US send in the army and drove all the way into Mexico City and annexed half of Mexico territory when all is said done and over. I mean, I'm sure you have no problem with this right? You have no problem with China following the USA's action on Mexico territorial disputes by invade Philippine with force?
Please learn some history before you actually type.
Actually, Jackliu, you gross over simplification of that war in an effort to make the US look like a war monger is not how it happened at all.
I am very familiar with Texas history and US history, and you can do any serious study of that War and what led to it by reading some serious schloarly material instead of relying on Wikipedia. I have referred some of those books to you in the past. You can start with "So Far from God: The U.S. War With Mexico, 1846-1848," and go from there. I have several others that serve as in depth references when you are finished with that one.
There were negotiations leading up to the 1845 treaty the made Texas a part of the United States, and then afterwards.
But the real rub was that the Mexican government did not like having lost Texas in the Texas Revolution of 1836, and the treaty Santa Anna was forced to sign when he lost the Battle of San Jacinto in 1836. Mexico hoped they could get Texas back, but they knew annexation by the United States would make that almost impossible.
Despite that, there were negotiations and talk regarding the border, first by Texas, who, as a weaker nation, the Mexicans regularly disrespected and violated with incursions over the border, including far past the Nueces River, and then late, for a year with the United States after annexation. US President Polk sent his emissary, John Slidell to negotiate with the Meican government...but over the space of a year, two successive Mexican government's refused to meet with him and discuss his proposals.
That's because even after Texas was annexed, the Mexican government sent units of their military across the border. Finally, General Zackery Taylor was ordered by U.S. President Polk to patrol the disputed border lands and insure that there were no more Mexican incursions. Fighting began on April 24, 1846 when Mexican cavalry captured one of the American detachments near the Rio Grande, killing 16 of them. After that border clash there came the battles at Palo Alto and Resaca de la Palma, Polk requested a declaration of war and it was granted by Congress on May 13, 1846. Mexico declared war on the United States on May 23, 1846, and that's how the war started.
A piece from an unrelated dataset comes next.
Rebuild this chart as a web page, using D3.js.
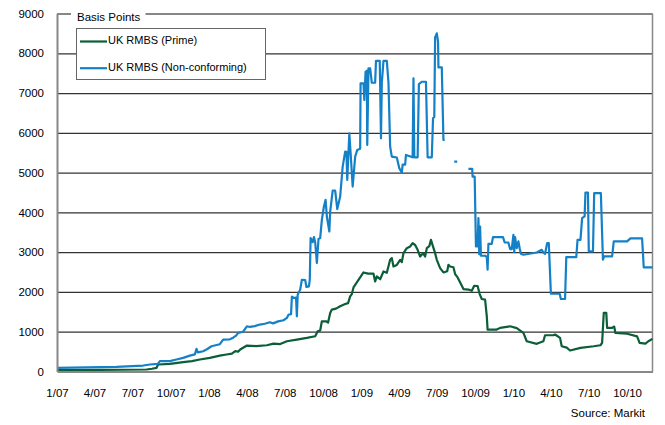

And yes, once it started, the US drove all the way to Mexico City (in a very dangerous and often over extended campaign that could easily have gone very wrong). But, in the end, the US defeated Mexico, and occupied their capitol until they signed the peace treaty. In that treaty, they were punished for their actions, the disputed lands all the way to California (which around the same time effected its own independence from Mexico) were ceded to the United States, but the Mexicans were actually paid for it a total of $15 million dollars, and the US assuming over $3 million more in claims by US citizens (which is not what a war monger and tyrant does. A complete tyrant just takes it...all of it.) Whatever you may want to say, Mexico lost that war, and they signed the treaty of Guadalupe-Hidalgo. The US and Mexico have recognized those borders ever since.
So, please take your own advise and learn more about what happened before you quote Wikipedia as some kind of authoritative source. It is not.
Anyhow, come on, Jackliu, just what has
any of that old history got to do with World News today, anyway?
Almost sounds like you are behaving exactly as those whom you complain about.